The white man's (research) burden

Please, please, please don't take this title as anything other than a goofy comment. No offense meant. Now that we have that out of the way, moving on: a really interesting paper just came out in the Journal of Economic Behavior and Organization.

In this work, titled "The white-man effect: How foreigner presence affects behavior in experiments", Jacobus Cilliers, Oeindrila Dube, and Bilal Siddiqi provide some of the first concrete and well-identified evidence that the composition of fieldwork implementation teams teams really matters for measuring outcomes. It probably doesn't come as a surprise to anybody that the identity of people administering experiments can sway the results - we have lots of evidence from the psychology literature to suggest that even question framing can have dramatic effects - but demonstrating this point in a developing-country context makes me want to think really carefully about how I conduct fieldwork. Development economists have known for some time now that employing locals is key to successful research in the field; this paper suggests yet another reason to work with enumerators from the survey region. 
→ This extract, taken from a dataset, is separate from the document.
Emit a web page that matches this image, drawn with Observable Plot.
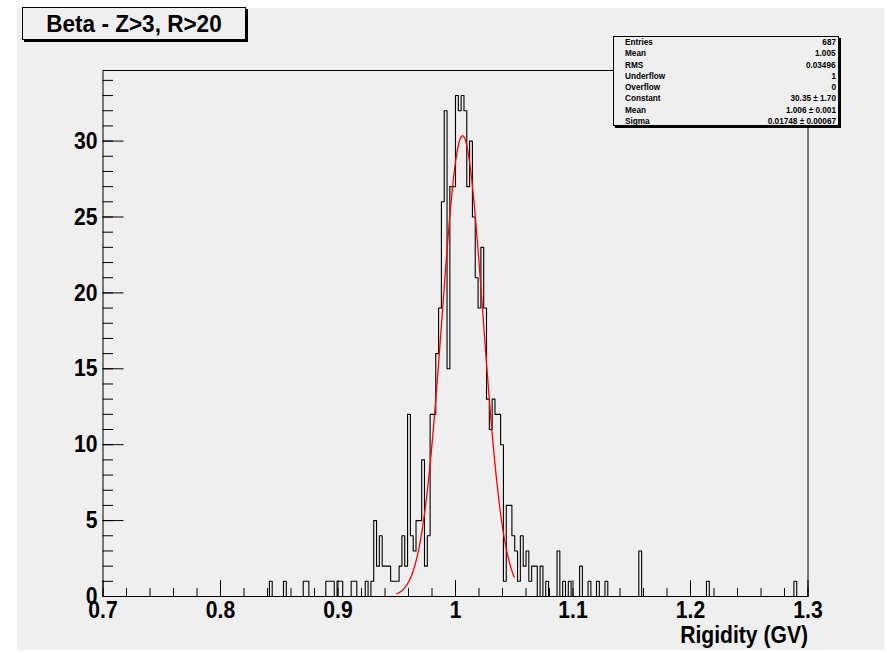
<!DOCTYPE html>
<html>
<head>
<meta charset="utf-8">
<script src="https://cdn.jsdelivr.net/npm/d3@7"></script>
<script src="https://cdn.jsdelivr.net/npm/@observablehq/plot@0.6"></script>
<style>
  html, body { margin: 0; padding: 0; background: #fff; }
  body { width: 887px; height: 653px; position: relative; overflow: hidden;
         font-family: "Liberation Sans", Arial, Helvetica, sans-serif; color: #000; }
  #pad { position: absolute; left: 17px; top: 8px; width: 867px; height: 642px; background: #efefef; }
  #chart { position: absolute; left: 0; top: 0; }
  .box { position: absolute; background: #efefef; border: 1px solid #000;
         box-shadow: 2px 2px 0 #000; box-sizing: border-box; }
  #title { left: 22px; top: 7px; width: 224px; height: 33px; }
  #title span { position: absolute; left: 50%; top: 50%; font-weight: bold; font-size: 24.5px;
                white-space: nowrap; transform: translate(-50%, -50%) scaleX(0.92); }
  #stats { left: 613px; top: 36px; width: 226px; height: 90px; }
  .row { position: absolute; left: 0; right: 0; height: 11px; font-size: 9px;
         font-weight: bold; line-height: 11px; white-space: nowrap; }
  .row .k { position: absolute; left: 11px; transform: scaleX(0.91); transform-origin: left center; }
  .row .v { position: absolute; right: 2px; transform: scaleX(0.91); transform-origin: right center; }
</style>
</head>
<body>
<div id="pad"></div>
<div id="chart"></div>
<div id="title" class="box"><span></span></div>
<div id="stats" class="box"></div>
<script>
// Histogram definition: 250 bins between 0.7 and 1.3
const histLow = 0.7, histHigh = 1.3, nBins = 250;

// Non-empty bins (bin number) and their contents
const filledBins = [59, 64, 71, 72, 79, 80, 81, 83, 84, 88, 89, 93, 95,
  96, 97, 98, 99, 100, 101, 102, 103, 104, 105, 106, 107, 108, 109, 110, 111, 112, 113, 114, 115,
  116, 117, 118, 119, 120, 121, 122, 123, 124, 125, 126, 127, 128, 129, 130, 131, 132, 133, 134,
  135, 136, 137, 138, 139, 140, 141, 142, 143, 144, 145, 146, 147, 148, 149, 150, 151, 152, 153,
  155, 157, 161, 163, 165, 169, 172, 175, 178, 190, 214, 245];
const binCounts = [1, 1, 1, 1, 1, 1, 1, 1, 1, 1, 1, 1, 1,
  5, 2, 4, 2, 2, 2, 1, 1, 1, 2, 4, 2, 12, 4, 3, 5, 5, 9, 2, 4,
  12, 12, 16, 19, 26, 32, 15, 27, 27, 33, 32, 33, 32, 27, 30, 25, 21, 19, 23,
  19, 13, 11, 13, 12, 12, 10, 1, 6, 6, 4, 3, 1, 4, 2, 3, 1, 2, 2,
  2, 1, 3, 1, 1, 2, 1, 1, 1, 3, 1, 1];

// Gaussian fit result
const fitConstant = 30.35, fitMean = 1.006, fitSigma = 0.01748;
const fitRange = [0.95, 1.05];

// Axis ticks
const xTickLabels = [0.7, 0.8, 0.9, 1.0, 1.1, 1.2, 1.3];
const yTickLabels = [0, 5, 10, 15, 20, 25, 30];
const xMinorStep = 0.02, yMinorStep = 1;

// Text content
const titleText = "Beta - Z>3, R>20";
const xAxisTitle = "Rigidity (GV)";
const statLabels = ["Entries", "Mean", "RMS", "Underflow", "Overflow", "Constant", "Mean", "Sigma"];
const statValues = ["687", "1.005", "0.03496", "1", "0", "30.35 \u00b1 1.70", "1.006 \u00b1 0.001", "0.01748 \u00b1 0.00067"];

// ---- build the step outline of the histogram
const binWidth = (histHigh - histLow) / nBins;
const counts = new Array(nBins).fill(0);
filledBins.forEach((b, i) => { counts[b] = binCounts[i]; });
const steps = counts.map((c, i) => ({x: histLow + i * binWidth, y: c}));
steps.push({x: histHigh, y: counts[nBins - 1]});
const yMax = 1.05 * d3.max(counts);

// ---- fitted gaussian, sampled over the fit range
const fitPts = d3.range(0, 301).map(j => {
  const x = fitRange[0] + (fitRange[1] - fitRange[0]) * j / 300;
  return {x, y: fitConstant * Math.exp(-0.5 * ((x - fitMean) / fitSigma) ** 2)};
});

const xMinor = d3.range(0, Math.round((histHigh - histLow) / xMinorStep) + 1).map(k => histLow + k * xMinorStep);
const yMinor = d3.range(0, Math.floor(yMax) + 1, yMinorStep);

const W = 887, H = 653, mL = 102.5, mR = 79.5, mT = 70, mB = 57;
const fw = W - mL - mR, fh = H - mT - mB;
const font = "'Liberation Sans', Arial, Helvetica, sans-serif";

const chart = Plot.plot({
  width: W, height: H,
  marginLeft: mL, marginRight: mR, marginTop: mT, marginBottom: mB,
  style: {background: "transparent", fontFamily: font, color: "#000"},
  x: {domain: [histLow, histHigh]},
  y: {domain: [0, yMax]},
  marks: [
    // ticks point into the frame
    Plot.tickY(yMinor, {y: d => d, insetRight: fw - 10.5, stroke: "#000"}),
    Plot.tickY(yTickLabels, {y: d => d, insetRight: fw - 21, stroke: "#000"}),
    Plot.tickX(xMinor, {x: d => d, insetTop: fh - 7.9, stroke: "#000"}),
    Plot.tickX(xTickLabels, {x: d => d, insetTop: fh - 15.8, stroke: "#000"}),
    Plot.axisY(yTickLabels, {tickSize: 0, tickPadding: 5.5, fontSize: 24, fontWeight: "bold", label: null}),
    Plot.axisX(xTickLabels, {tickSize: 0, tickPadding: 4, fontSize: 24, fontWeight: "bold",
      tickFormat: d => String(+d.toFixed(1)), label: null}),
    Plot.text([xAxisTitle], {text: d => d, frameAnchor: "bottom-right", textAnchor: "end",
      lineAnchor: "middle", dy: 39, fontSize: 24, fontWeight: "bold"}),
    Plot.line(steps, {x: "x", y: "y", curve: "step-after", stroke: "#000", strokeWidth: 1.1}),
    Plot.line(fitPts, {x: "x", y: "y", stroke: "#ff0000", strokeWidth: 1.3}),
    Plot.frame({stroke: "#000"})
  ]
});

// slightly condensed lettering for all chart text
d3.select(chart).selectAll("text").each(function () {
  const xs = this.getAttribute("x"), dxs = this.getAttribute("dx");
  let x = 0;
  if (xs !== null && isFinite(+xs)) { x += +xs; this.removeAttribute("x"); }
  if (dxs !== null && isFinite(+dxs)) { x += +dxs; this.removeAttribute("dx"); }
  const tr = this.getAttribute("transform") || "";
  this.setAttribute("transform", `${tr} translate(${x},0) scale(0.88,1)`);
});
document.getElementById("chart").appendChild(chart);

// title box
document.querySelector("#title span").textContent = titleText;

// statistics box
const stats = document.getElementById("stats");
statLabels.forEach((lab, i) => {
  const row = document.createElement("div");
  row.className = "row";
  row.style.top = (11.25 * i) + "px";
  const k = document.createElement("span"); k.className = "k"; k.textContent = lab;
  const v = document.createElement("span"); v.className = "v"; v.textContent = statValues[i];
  row.appendChild(k); row.appendChild(v);
  stats.appendChild(row);
});
</script>
</body>
</html>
Too much of this in development research. Before you start to worry that I'm calling out an actual person, realize that this picture comes from The Onion (whose original headline is spot on: "6-Day Visit To Rural African Village Completely Changes W…
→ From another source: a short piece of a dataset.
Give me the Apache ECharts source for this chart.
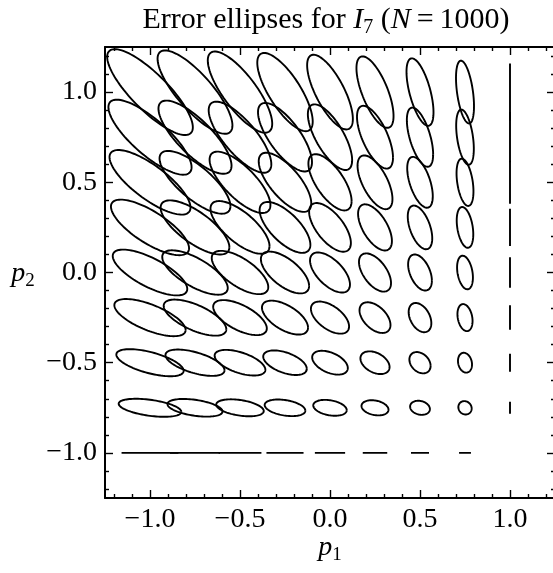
<!DOCTYPE html>
<html><head><meta charset="utf-8">
<script src="https://cdn.jsdelivr.net/npm/echarts@6/dist/echarts.min.js"></script>
<style>html,body{margin:0;padding:0;background:#fff}#c{width:553px;height:573px}</style>
</head><body><div id="c"></div>
<script>
// grid centres
const p1Values = [-1, -0.75, -0.5, -0.25, 0, 0.25, 0.5, 0.75, 1];
const p2Values = [-1, -0.75, -0.5, -0.25, 0, 0.25, 0.5, 0.75, 1];
// half-extent of each ellipse along p1 (rows: p2 = -1 ... 1, cols: p1 = -1 ... 1)
const sxRows = [
  [0.158,0.139,0.119,0.103,0.084,0.068,0.050,0.033,0],
  [0.174,0.153,0.132,0.113,0.093,0.075,0.055,0.037,0],
  [0.187,0.164,0.141,0.121,0.099,0.081,0.059,0.039,0],
  [0.198,0.174,0.149,0.128,0.106,0.086,0.063,0.042,0],
  [0.207,0.182,0.157,0.134,0.111,0.089,0.066,0.044,0],
  [0.217,0.191,0.164,0.141,0.116,0.094,0.068,0.046,0],
  [0.225,0.197,0.169,0.146,0.120,0.097,0.071,0.047,0],
  [0.231,0.203,0.174,0.150,0.123,0.100,0.073,0.049,0],
  [0.238,0.208,0.179,0.154,0.127,0.103,0.075,0.050,0]
];
// half-extent along p2
const syRows = [
  [0,0,0,0,0,0,0,0,0],
  [0.050,0.049,0.047,0.046,0.044,0.042,0.039,0.037,0.033],
  [0.075,0.073,0.071,0.068,0.066,0.063,0.059,0.055,0.050],
  [0.103,0.100,0.097,0.094,0.089,0.085,0.081,0.075,0.068],
  [0.127,0.123,0.120,0.116,0.111,0.106,0.100,0.093,0.084],
  [0.154,0.150,0.146,0.141,0.135,0.128,0.121,0.113,0.103],
  [0.179,0.174,0.170,0.164,0.156,0.149,0.141,0.131,0.119],
  [0.208,0.203,0.197,0.190,0.182,0.174,0.164,0.153,0.139],
  [0.238,0.231,0.225,0.217,0.207,0.198,0.187,0.174,0.158]
];
// correlation of each ellipse
const rhoRows = [
  [0,0,0,0,0,0,0,0,0],
  [-0.45,-0.42,-0.38,-0.34,-0.30,-0.25,-0.18,-0.10,0],
  [-0.60,-0.58,-0.55,-0.50,-0.45,-0.38,-0.30,-0.18,0],
  [-0.67,-0.65,-0.62,-0.59,-0.55,-0.48,-0.38,-0.25,0],
  [-0.72,-0.70,-0.67,-0.64,-0.60,-0.55,-0.45,-0.30,0],
  [-0.75,-0.73,-0.71,-0.68,-0.64,-0.59,-0.50,-0.34,0],
  [-0.78,-0.76,-0.74,-0.71,-0.67,-0.62,-0.55,-0.38,0],
  [-0.80,-0.78,-0.76,-0.73,-0.70,-0.65,-0.58,-0.42,0],
  [-0.82,-0.80,-0.78,-0.75,-0.72,-0.67,-0.60,-0.45,0]
];
const majorTicks = [-1, -0.5, 0, 0.5, 1];
const tickLabels = ['\u22121.0', '\u22120.5', '0.0', '0.5', '1.0'];
const minorTicks = [-1.2,-1.1,-0.9,-0.8,-0.7,-0.6,-0.4,-0.3,-0.2,-0.1,0.1,0.2,0.3,0.4,0.6,0.7,0.8,0.9,1.1,1.2];

const FONT = 'Liberation Serif';
const data = [];
p2Values.forEach((p2, j) => p1Values.forEach((p1, i) => {
  data.push([p1, p2, sxRows[j][i], syRows[j][i], rhoRows[j][i]]);
}));

function fmt(v) {
  const k = majorTicks.findIndex(t => Math.abs(t - v) < 1e-9);
  return k >= 0 ? tickLabels[k] : '';
}
const RANGE = [-1.25, 1.25];
function mkAxis(pos, ticks, len, main) {
  return {
    type: 'value', min: RANGE[0], max: RANGE[1], position: pos,
    axisLine: { show: main, onZero: false, lineStyle: { color: '#000', width: 2 } },
    axisTick: { show: true, inside: true, length: len, customValues: ticks, lineStyle: { color: '#000', width: 1.4 } },
    axisLabel: main && (pos === 'bottom' || pos === 'left') ? {
      show: true, customValues: majorTicks, formatter: fmt, color: '#000',
      fontFamily: FONT, fontSize: 28, margin: pos === 'bottom' ? 8 : 8
    } : { show: false },
    splitLine: { show: false }, minorTick: { show: false }
  };
}
const richLab = {
  it: { fontFamily: FONT, fontStyle: 'italic', fontSize: 28, fill: '#000' },
  sub: { fontFamily: FONT, fontSize: 19, padding: [15, 0, 0, 0], fill: '#000' }
};

const chart = echarts.init(document.getElementById('c'), null, { renderer: 'canvas' });
chart.setOption({
  animation: false,
  backgroundColor: '#fff',
  grid: { left: 105, top: 47, width: 450, height: 451, containLabel: false, outerBoundsMode: 'none' },
  xAxis: [mkAxis('bottom', majorTicks, 8, true), mkAxis('bottom', minorTicks, 4, false),
          mkAxis('top', majorTicks, 8, true), mkAxis('top', minorTicks, 4, false)],
  yAxis: [mkAxis('left', majorTicks, 8, true), mkAxis('left', minorTicks, 4, false),
          mkAxis('right', majorTicks, 8, true), mkAxis('right', minorTicks, 4, false)],
  graphic: [
    { type: 'text', x: 326, y: 20, style: { text: 'Error ellipses for {it|I}{sub|7} ({it|N}\u2009=\u20091000)', align: 'center', verticalAlign: 'middle',
      font: '30px "Liberation Serif"', fill: '#000',
      rich: { it: { fontFamily: FONT, fontStyle: 'italic', fontSize: 30, fill: '#000' }, sub: { fontFamily: FONT, fontSize: 20, padding: [15, 0, 0, 0], fill: '#000' } } } },
    { type: 'text', x: 330, y: 548, style: { text: '{it|p}{sub|1}', align: 'center', verticalAlign: 'middle', rich: richLab } },
    { type: 'text', x: 23, y: 274, style: { text: '{it|p}{sub|2}', align: 'center', verticalAlign: 'middle', rich: richLab } }
  ],
  series: [{
    type: 'custom', xAxisIndex: 0, yAxisIndex: 0, clip: true,
    encode: { x: 0, y: 1 },
    data: data,
    renderItem: function (params, api) {
      const cx = api.value(0), cy = api.value(1), sx = api.value(2), sy = api.value(3), r = api.value(4);
      const s = Math.sqrt(Math.max(0, 1 - r * r));
      const pts = [];
      const N = 96;
      for (let k = 0; k <= N; k++) {
        const t = 2 * Math.PI * k / N;
        pts.push(api.coord([cx + sx * Math.cos(t), cy + sy * (r * Math.cos(t) + s * Math.sin(t))]));
      }
      return { type: 'polyline', shape: { points: pts }, style: { stroke: '#000', lineWidth: 1.9, fill: null } };
    }
  }]
});
</script></body></html>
Too much of this in development research. Before you start to worry that I'm calling out an actual person, realize that this picture comes from The Onion (whose original headline is spot on: "6-Day Visit To Rural African Village Completely Changes Woman’s Facebook Profile Picture")
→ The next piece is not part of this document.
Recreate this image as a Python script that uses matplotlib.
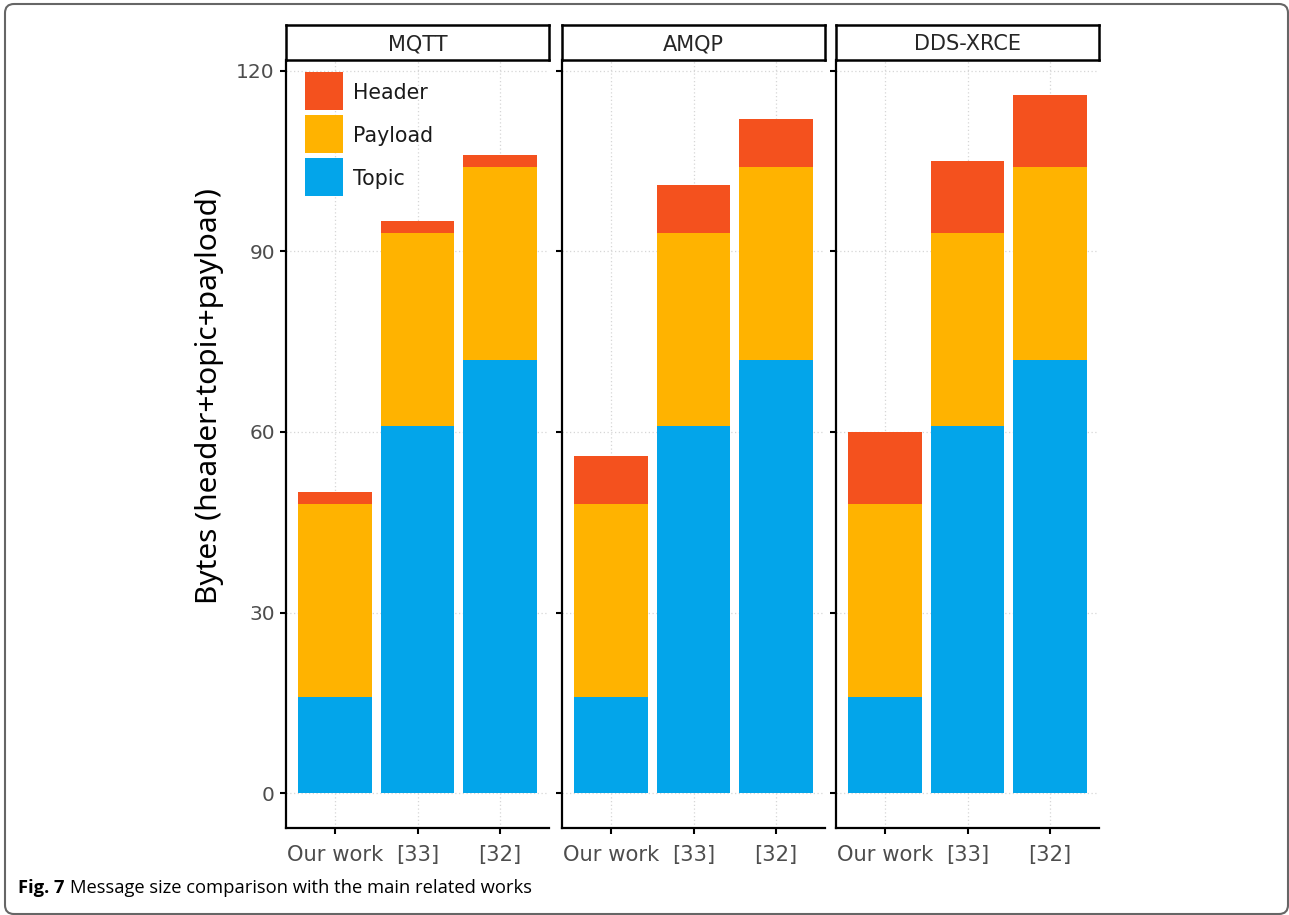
import matplotlib

matplotlib.use("Agg")
import matplotlib.pyplot as plt  # noqa: E402
from matplotlib.patches import FancyBboxPatch, Rectangle  # noqa: E402
from matplotlib.transforms import IdentityTransform  # noqa: E402

plt.rcParams["font.family"] = ["DejaVu Sans"]

protocols = ["MQTT", "AMQP", "DDS-XRCE"]
works = ["Our work", "[33]", "[32]"]

# bytes per message, one list per protocol, ordered like `works`
topic = {
    "MQTT": [16, 61, 72],
    "AMQP": [16, 61, 72],
    "DDS-XRCE": [16, 61, 72],
}
payload = {
    "MQTT": [32, 32, 32],
    "AMQP": [32, 32, 32],
    "DDS-XRCE": [32, 32, 32],
}
header = {
    "MQTT": [2, 2, 2],
    "AMQP": [8, 8, 8],
    "DDS-XRCE": [12, 12, 12],
}
y_ticks = [0, 30, 60, 90, 120]
legend_labels = ["Header", "Payload", "Topic"]

C_HEADER = "#F4511E"
C_PAYLOAD = "#FFB300"
C_TOPIC = "#03A5EA"
TEXT_GREY = "#4d4d4d"

W, H = 1289, 915
fig = plt.figure(figsize=(W / 100, H / 100), dpi=100)


def fx(px):
    return px / W


def fy(py):
    return 1 - py / H


panel_left = [286, 562, 836]
panel_w = 263
panel_top, panel_bottom = 60, 828
strip_top = 25

xpos = [1, 2, 3]
axes = []
for i, proto in enumerate(protocols):
    ax = fig.add_axes([fx(panel_left[i]), fy(panel_bottom), fx(panel_w),
                       (panel_bottom - panel_top) / H])
    axes.append(ax)
    t = topic[proto]
    p = payload[proto]
    h = header[proto]
    tp = [a + b for a, b in zip(t, p)]
    ax.bar(xpos, t, width=0.9, color=C_TOPIC, zorder=2)
    ax.bar(xpos, p, width=0.9, bottom=t, color=C_PAYLOAD, zorder=2)
    ax.bar(xpos, h, width=0.9, bottom=tp, color=C_HEADER, zorder=2)

    ax.set_xlim(0.4, 3.6)
    ax.set_ylim(-5.8, 121.8)
    ax.set_yticks(y_ticks)
    ax.set_xticks(xpos)
    ax.set_xticklabels(works)
    ax.grid(True, color="#d6d6d6", linestyle=(0, (1, 2)), linewidth=0.9, zorder=0)
    ax.set_axisbelow(True)
    for side in ("top", "right"):
        ax.spines[side].set_visible(False)
    for side in ("left", "bottom"):
        ax.spines[side].set_linewidth(1.6)
        ax.spines[side].set_color("black")
    ax.tick_params(axis="both", direction="out", length=4, width=1.5,
                   colors="black", labelcolor=TEXT_GREY, labelsize=14.5, pad=4)
    ax.tick_params(axis="x", pad=8, labelsize=15.2)
    if i > 0:
        ax.tick_params(axis="y", labelleft=False)

    # facet strip
    strip = fig.add_axes([fx(panel_left[i]), fy(panel_top), fx(panel_w),
                          (panel_top - strip_top) / H])
    strip.set_xticks([])
    strip.set_yticks([])
    for s in strip.spines.values():
        s.set_linewidth(1.8)
        s.set_color("black")
    strip.text(0.5, 0.45, proto, ha="center", va="center", fontsize=15,
               color="#262626", transform=strip.transAxes)

axes[0].set_ylabel("Bytes (header+topic+payload)", family="Noto Sans",
                   fontsize=21.5, color="black")
axes[0].yaxis.set_label_coords((224 - 286) / panel_w, (828 - 396) / 768)

# legend keys drawn as square swatches in the first panel
key_top = [72, 115, 158]
for lbl, col, top in zip(legend_labels, [C_HEADER, C_PAYLOAD, C_TOPIC], key_top):
    fig.add_artist(Rectangle((fx(305), fy(top + 38)), fx(38), 38 / H,
                             transform=fig.transFigure, facecolor=col,
                             edgecolor="none"))
    fig.text(fx(353), fy(top + 19), lbl, fontsize=14.8, color="#1a1a1a",
             va="center_baseline", ha="left")

# caption: bold figure number followed by regular text
fig.canvas.draw()
renderer = fig.canvas.get_renderer()
cap = fig.text(fx(18), fy(893), "Fig. 7", family="Open Sans", fontweight="bold",
               fontsize=13.2, va="baseline", ha="left")
bb = cap.get_window_extent(renderer)
fig.text((bb.x1 + 5) / W, fy(893), "Message size comparison with the main related works",
         family="Open Sans", fontsize=13.2, va="baseline", ha="left")

# outer frame with rounded corners
frame = FancyBboxPatch((5, H - 914), 1283, 910,
                       boxstyle="round,pad=0,rounding_size=9",
                       transform=IdentityTransform(), facecolor="none",
                       edgecolor="#666666", linewidth=1.5)
fig.add_artist(frame)

fig.savefig("out.png", dpi=100)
It's always the case that as a white American development economist, I want to be sensitive about doing research in a way that can come off as paternalistic - one of the best things we can do in the field is to give our subjects agency. In addition to that, this paper highlights yet again why it is problematic that, for example, African scholars are underrepresented in the highest ranks of research about Africa.  I feel very lucky to be able to work in India, and to get to know (small pieces of) the country. I'm sure that I will keep this paper in mind as I do more work that requires original, in-person data collection.